• _Given task_
Quote each line of the material verbatim, without the pictures.

(Charts and diagrams as code)
·····

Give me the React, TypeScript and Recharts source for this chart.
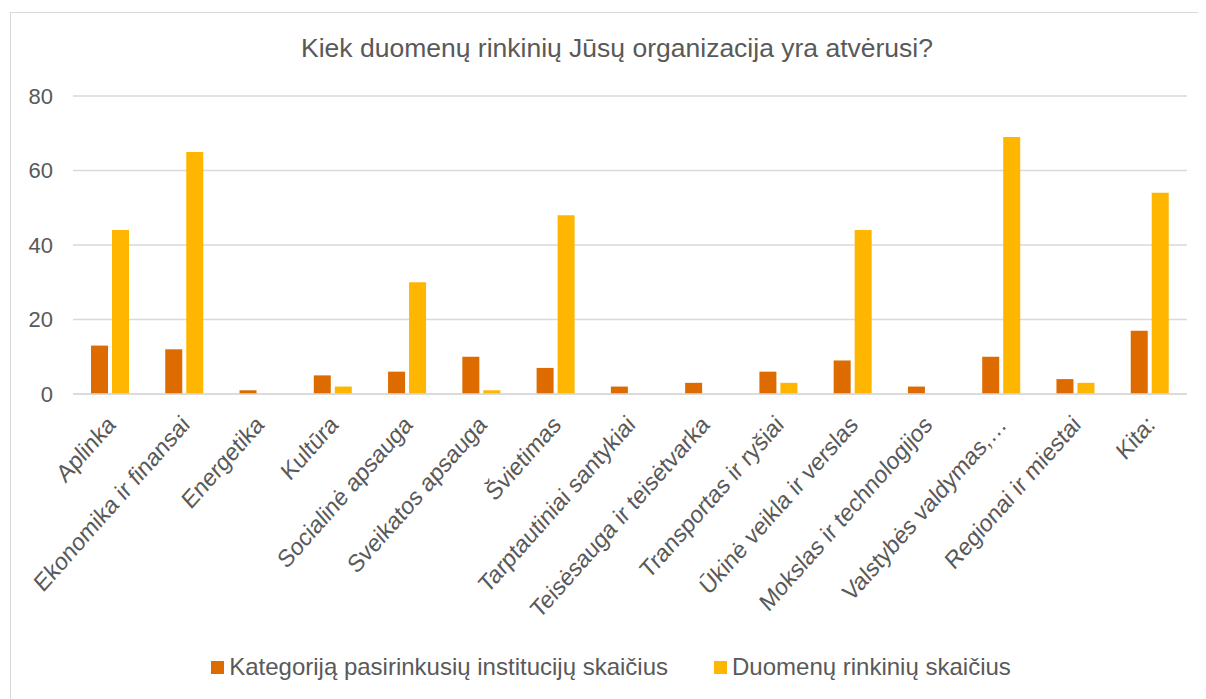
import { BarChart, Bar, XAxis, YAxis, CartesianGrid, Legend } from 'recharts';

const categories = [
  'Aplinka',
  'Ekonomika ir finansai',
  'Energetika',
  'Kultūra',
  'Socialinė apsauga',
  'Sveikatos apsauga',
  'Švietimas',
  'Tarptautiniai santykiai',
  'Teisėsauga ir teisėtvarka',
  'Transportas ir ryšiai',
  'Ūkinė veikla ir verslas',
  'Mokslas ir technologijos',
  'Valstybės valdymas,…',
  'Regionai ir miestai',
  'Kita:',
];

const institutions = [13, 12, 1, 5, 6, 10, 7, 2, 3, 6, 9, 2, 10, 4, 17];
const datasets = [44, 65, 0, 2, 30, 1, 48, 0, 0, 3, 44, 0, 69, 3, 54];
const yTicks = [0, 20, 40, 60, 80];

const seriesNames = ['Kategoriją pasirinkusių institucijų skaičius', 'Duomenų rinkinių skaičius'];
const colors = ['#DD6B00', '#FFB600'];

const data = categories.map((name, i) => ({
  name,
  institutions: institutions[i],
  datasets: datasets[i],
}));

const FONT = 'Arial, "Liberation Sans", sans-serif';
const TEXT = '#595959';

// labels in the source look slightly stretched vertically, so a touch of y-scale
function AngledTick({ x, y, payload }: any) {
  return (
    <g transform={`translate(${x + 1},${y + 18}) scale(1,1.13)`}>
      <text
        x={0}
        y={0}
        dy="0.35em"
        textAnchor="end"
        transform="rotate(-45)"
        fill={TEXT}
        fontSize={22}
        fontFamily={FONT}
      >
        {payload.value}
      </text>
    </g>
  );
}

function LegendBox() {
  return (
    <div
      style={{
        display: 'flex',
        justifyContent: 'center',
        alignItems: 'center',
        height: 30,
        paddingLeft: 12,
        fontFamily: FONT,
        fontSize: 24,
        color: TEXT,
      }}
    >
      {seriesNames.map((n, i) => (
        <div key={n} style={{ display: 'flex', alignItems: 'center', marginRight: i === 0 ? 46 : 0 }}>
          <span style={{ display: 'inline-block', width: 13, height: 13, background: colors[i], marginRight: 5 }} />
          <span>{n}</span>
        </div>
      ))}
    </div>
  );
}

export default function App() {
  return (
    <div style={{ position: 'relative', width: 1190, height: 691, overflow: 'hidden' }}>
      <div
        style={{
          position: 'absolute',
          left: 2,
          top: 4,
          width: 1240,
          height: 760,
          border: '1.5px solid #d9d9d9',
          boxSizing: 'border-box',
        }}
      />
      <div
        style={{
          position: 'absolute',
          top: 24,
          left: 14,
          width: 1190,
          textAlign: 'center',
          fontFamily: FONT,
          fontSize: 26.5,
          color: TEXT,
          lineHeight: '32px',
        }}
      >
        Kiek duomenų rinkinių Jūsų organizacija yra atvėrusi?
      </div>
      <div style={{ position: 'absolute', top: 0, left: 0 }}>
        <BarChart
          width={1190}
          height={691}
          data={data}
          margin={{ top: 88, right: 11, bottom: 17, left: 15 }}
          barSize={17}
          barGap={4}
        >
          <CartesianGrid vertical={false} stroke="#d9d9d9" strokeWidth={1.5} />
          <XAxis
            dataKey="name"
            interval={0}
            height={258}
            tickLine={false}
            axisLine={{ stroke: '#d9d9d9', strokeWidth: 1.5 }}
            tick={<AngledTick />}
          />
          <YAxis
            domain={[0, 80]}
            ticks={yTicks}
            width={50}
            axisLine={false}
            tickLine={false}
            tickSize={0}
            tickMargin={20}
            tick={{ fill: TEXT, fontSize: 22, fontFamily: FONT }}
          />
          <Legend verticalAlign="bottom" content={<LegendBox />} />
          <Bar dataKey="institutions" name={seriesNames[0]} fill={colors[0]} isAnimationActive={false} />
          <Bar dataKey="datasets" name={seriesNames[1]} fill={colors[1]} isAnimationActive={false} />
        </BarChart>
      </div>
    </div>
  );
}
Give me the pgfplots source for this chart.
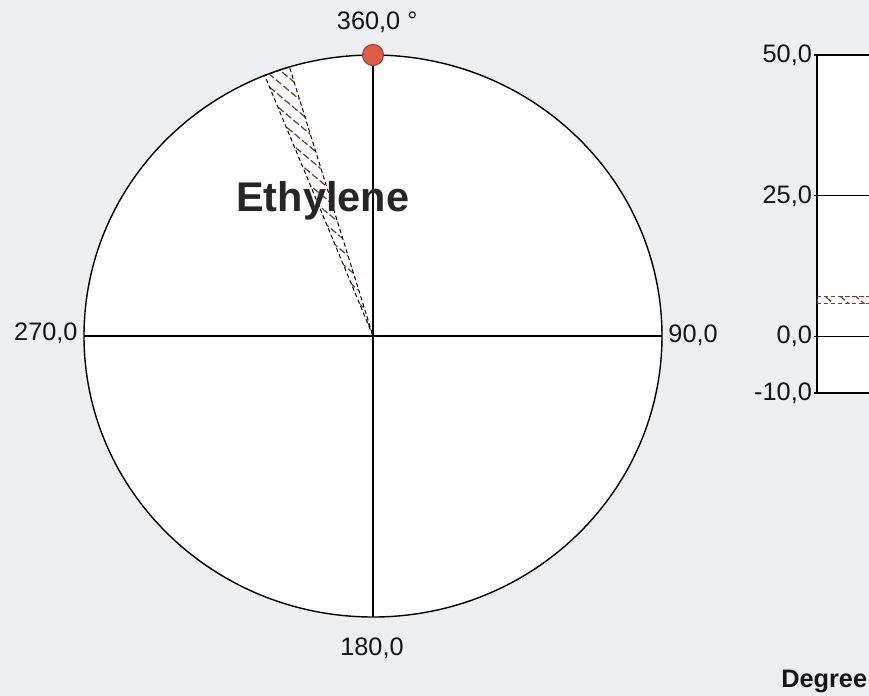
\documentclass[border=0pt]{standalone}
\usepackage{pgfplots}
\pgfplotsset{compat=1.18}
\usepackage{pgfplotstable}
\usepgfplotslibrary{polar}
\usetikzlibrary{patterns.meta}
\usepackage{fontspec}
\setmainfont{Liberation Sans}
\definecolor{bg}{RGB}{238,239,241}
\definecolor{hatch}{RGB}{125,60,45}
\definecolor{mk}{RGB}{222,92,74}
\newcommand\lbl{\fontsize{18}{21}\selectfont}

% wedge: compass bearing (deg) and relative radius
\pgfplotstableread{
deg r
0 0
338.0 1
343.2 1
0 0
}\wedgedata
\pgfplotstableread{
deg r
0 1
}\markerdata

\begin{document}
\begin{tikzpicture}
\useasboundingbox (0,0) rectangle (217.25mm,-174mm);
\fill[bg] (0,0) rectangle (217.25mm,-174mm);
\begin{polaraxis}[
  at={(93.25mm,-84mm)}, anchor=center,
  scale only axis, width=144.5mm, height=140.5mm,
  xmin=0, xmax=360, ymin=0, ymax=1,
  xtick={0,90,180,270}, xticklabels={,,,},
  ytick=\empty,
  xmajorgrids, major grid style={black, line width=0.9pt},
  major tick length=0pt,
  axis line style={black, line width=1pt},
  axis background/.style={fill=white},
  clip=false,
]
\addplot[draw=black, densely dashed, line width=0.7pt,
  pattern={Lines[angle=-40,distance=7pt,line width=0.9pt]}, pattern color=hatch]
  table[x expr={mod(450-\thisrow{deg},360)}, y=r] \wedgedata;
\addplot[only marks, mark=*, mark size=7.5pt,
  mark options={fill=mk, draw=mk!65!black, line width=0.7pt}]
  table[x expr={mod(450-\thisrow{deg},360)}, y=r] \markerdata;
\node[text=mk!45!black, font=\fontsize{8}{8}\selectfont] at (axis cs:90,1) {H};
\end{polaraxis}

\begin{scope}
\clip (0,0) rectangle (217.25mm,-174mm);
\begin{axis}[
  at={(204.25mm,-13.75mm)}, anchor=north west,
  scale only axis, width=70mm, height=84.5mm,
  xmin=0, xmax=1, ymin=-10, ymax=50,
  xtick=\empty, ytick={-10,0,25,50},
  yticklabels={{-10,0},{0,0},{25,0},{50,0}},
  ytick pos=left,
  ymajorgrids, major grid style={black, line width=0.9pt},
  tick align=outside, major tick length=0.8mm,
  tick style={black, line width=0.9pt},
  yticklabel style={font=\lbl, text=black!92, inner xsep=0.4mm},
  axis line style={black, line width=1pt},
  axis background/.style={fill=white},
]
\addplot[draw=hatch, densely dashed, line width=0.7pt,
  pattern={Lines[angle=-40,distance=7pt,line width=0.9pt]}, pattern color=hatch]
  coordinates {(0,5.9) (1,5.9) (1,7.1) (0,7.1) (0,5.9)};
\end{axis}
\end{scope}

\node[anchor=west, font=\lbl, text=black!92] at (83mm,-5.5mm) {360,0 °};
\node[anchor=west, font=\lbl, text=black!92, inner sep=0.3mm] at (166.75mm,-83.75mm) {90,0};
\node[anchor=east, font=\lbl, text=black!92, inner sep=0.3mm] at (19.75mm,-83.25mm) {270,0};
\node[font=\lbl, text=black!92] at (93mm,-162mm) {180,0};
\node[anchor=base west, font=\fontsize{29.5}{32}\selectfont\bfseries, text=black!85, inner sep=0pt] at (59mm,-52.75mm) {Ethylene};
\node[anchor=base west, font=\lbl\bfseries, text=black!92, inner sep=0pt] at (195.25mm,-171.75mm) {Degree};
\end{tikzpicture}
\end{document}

·····

• _Problem solution_
Give me the React, TypeScript and Recharts source for this chart.
import { BarChart, Bar, XAxis, YAxis, CartesianGrid, Legend } from 'recharts';

const categories = [
  'Aplinka',
  'Ekonomika ir finansai',
  'Energetika',
  'Kultūra',
  'Socialinė apsauga',
  'Sveikatos apsauga',
  'Švietimas',
  'Tarptautiniai santykiai',
  'Teisėsauga ir teisėtvarka',
  'Transportas ir ryšiai',
  'Ūkinė veikla ir verslas',
  'Mokslas ir technologijos',
  'Valstybės valdymas,…',
  'Regionai ir miestai',
  'Kita:',
];

const institutions = [13, 12, 1, 5, 6, 10, 7, 2, 3, 6, 9, 2, 10, 4, 17];
const datasets = [44, 65, 0, 2, 30, 1, 48, 0, 0, 3, 44, 0, 69, 3, 54];
const yTicks = [0, 20, 40, 60, 80];

const seriesNames = ['Kategoriją pasirinkusių institucijų skaičius', 'Duomenų rinkinių skaičius'];
const colors = ['#DD6B00', '#FFB600'];

const data = categories.map((name, i) => ({
  name,
  institutions: institutions[i],
  datasets: datasets[i],
}));

const FONT = 'Arial, "Liberation Sans", sans-serif';
const TEXT = '#595959';

// labels in the source look slightly stretched vertically, so a touch of y-scale
function AngledTick({ x, y, payload }: any) {
  return (
    <g transform={`translate(${x + 1},${y + 18}) scale(1,1.13)`}>
      <text
        x={0}
        y={0}
        dy="0.35em"
        textAnchor="end"
        transform="rotate(-45)"
        fill={TEXT}
        fontSize={22}
        fontFamily={FONT}
      >
        {payload.value}
      </text>
    </g>
  );
}

function LegendBox() {
  return (
    <div
      style={{
        display: 'flex',
        justifyContent: 'center',
        alignItems: 'center',
        height: 30,
        paddingLeft: 12,
        fontFamily: FONT,
        fontSize: 24,
        color: TEXT,
      }}
    >
      {seriesNames.map((n, i) => (
        <div key={n} style={{ display: 'flex', alignItems: 'center', marginRight: i === 0 ? 46 : 0 }}>
          <span style={{ display: 'inline-block', width: 13, height: 13, background: colors[i], marginRight: 5 }} />
          <span>{n}</span>
        </div>
      ))}
    </div>
  );
}

export default function App() {
  return (
    <div style={{ position: 'relative', width: 1190, height: 691, overflow: 'hidden' }}>
      <div
        style={{
          position: 'absolute',
          left: 2,
          top: 4,
          width: 1240,
          height: 760,
          border: '1.5px solid #d9d9d9',
          boxSizing: 'border-box',
        }}
      />
      <div
        style={{
          position: 'absolute',
          top: 24,
          left: 14,
          width: 1190,
          textAlign: 'center',
          fontFamily: FONT,
          fontSize: 26.5,
          color: TEXT,
          lineHeight: '32px',
        }}
      >
        Kiek duomenų rinkinių Jūsų organizacija yra atvėrusi?
      </div>
      <div style={{ position: 'absolute', top: 0, left: 0 }}>
        <BarChart
          width={1190}
          height={691}
          data={data}
          margin={{ top: 88, right: 11, bottom: 17, left: 15 }}
          barSize={17}
          barGap={4}
        >
          <CartesianGrid vertical={false} stroke="#d9d9d9" strokeWidth={1.5} />
          <XAxis
            dataKey="name"
            interval={0}
            height={258}
            tickLine={false}
            axisLine={{ stroke: '#d9d9d9', strokeWidth: 1.5 }}
            tick={<AngledTick />}
          />
          <YAxis
            domain={[0, 80]}
            ticks={yTicks}
            width={50}
            axisLine={false}
            tickLine={false}
            tickSize={0}
            tickMargin={20}
            tick={{ fill: TEXT, fontSize: 22, fontFamily: FONT }}
          />
          <Legend verticalAlign="bottom" content={<LegendBox />} />
          <Bar dataKey="institutions" name={seriesNames[0]} fill={colors[0]} isAnimationActive={false} />
          <Bar dataKey="datasets" name={seriesNames[1]} fill={colors[1]} isAnimationActive={false} />
        </BarChart>
      </div>
    </div>
  );
}
Give me the pgfplots source for this chart.
\documentclass[border=0pt]{standalone}
\usepackage{pgfplots}
\pgfplotsset{compat=1.18}
\usepackage{pgfplotstable}
\usepgfplotslibrary{polar}
\usetikzlibrary{patterns.meta}
\usepackage{fontspec}
\setmainfont{Liberation Sans}
\definecolor{bg}{RGB}{238,239,241}
\definecolor{hatch}{RGB}{125,60,45}
\definecolor{mk}{RGB}{222,92,74}
\newcommand\lbl{\fontsize{18}{21}\selectfont}

% wedge: compass bearing (deg) and relative radius
\pgfplotstableread{
deg r
0 0
338.0 1
343.2 1
0 0
}\wedgedata
\pgfplotstableread{
deg r
0 1
}\markerdata

\begin{document}
\begin{tikzpicture}
\useasboundingbox (0,0) rectangle (217.25mm,-174mm);
\fill[bg] (0,0) rectangle (217.25mm,-174mm);
\begin{polaraxis}[
  at={(93.25mm,-84mm)}, anchor=center,
  scale only axis, width=144.5mm, height=140.5mm,
  xmin=0, xmax=360, ymin=0, ymax=1,
  xtick={0,90,180,270}, xticklabels={,,,},
  ytick=\empty,
  xmajorgrids, major grid style={black, line width=0.9pt},
  major tick length=0pt,
  axis line style={black, line width=1pt},
  axis background/.style={fill=white},
  clip=false,
]
\addplot[draw=black, densely dashed, line width=0.7pt,
  pattern={Lines[angle=-40,distance=7pt,line width=0.9pt]}, pattern color=hatch]
  table[x expr={mod(450-\thisrow{deg},360)}, y=r] \wedgedata;
\addplot[only marks, mark=*, mark size=7.5pt,
  mark options={fill=mk, draw=mk!65!black, line width=0.7pt}]
  table[x expr={mod(450-\thisrow{deg},360)}, y=r] \markerdata;
\node[text=mk!45!black, font=\fontsize{8}{8}\selectfont] at (axis cs:90,1) {H};
\end{polaraxis}

\begin{scope}
\clip (0,0) rectangle (217.25mm,-174mm);
\begin{axis}[
  at={(204.25mm,-13.75mm)}, anchor=north west,
  scale only axis, width=70mm, height=84.5mm,
  xmin=0, xmax=1, ymin=-10, ymax=50,
  xtick=\empty, ytick={-10,0,25,50},
  yticklabels={{-10,0},{0,0},{25,0},{50,0}},
  ytick pos=left,
  ymajorgrids, major grid style={black, line width=0.9pt},
  tick align=outside, major tick length=0.8mm,
  tick style={black, line width=0.9pt},
  yticklabel style={font=\lbl, text=black!92, inner xsep=0.4mm},
  axis line style={black, line width=1pt},
  axis background/.style={fill=white},
]
\addplot[draw=hatch, densely dashed, line width=0.7pt,
  pattern={Lines[angle=-40,distance=7pt,line width=0.9pt]}, pattern color=hatch]
  coordinates {(0,5.9) (1,5.9) (1,7.1) (0,7.1) (0,5.9)};
\end{axis}
\end{scope}

\node[anchor=west, font=\lbl, text=black!92] at (83mm,-5.5mm) {360,0 °};
\node[anchor=west, font=\lbl, text=black!92, inner sep=0.3mm] at (166.75mm,-83.75mm) {90,0};
\node[anchor=east, font=\lbl, text=black!92, inner sep=0.3mm] at (19.75mm,-83.25mm) {270,0};
\node[font=\lbl, text=black!92] at (93mm,-162mm) {180,0};
\node[anchor=base west, font=\fontsize{29.5}{32}\selectfont\bfseries, text=black!85, inner sep=0pt] at (59mm,-52.75mm) {Ethylene};
\node[anchor=base west, font=\lbl\bfseries, text=black!92, inner sep=0pt] at (195.25mm,-171.75mm) {Degree};
\end{tikzpicture}
\end{document}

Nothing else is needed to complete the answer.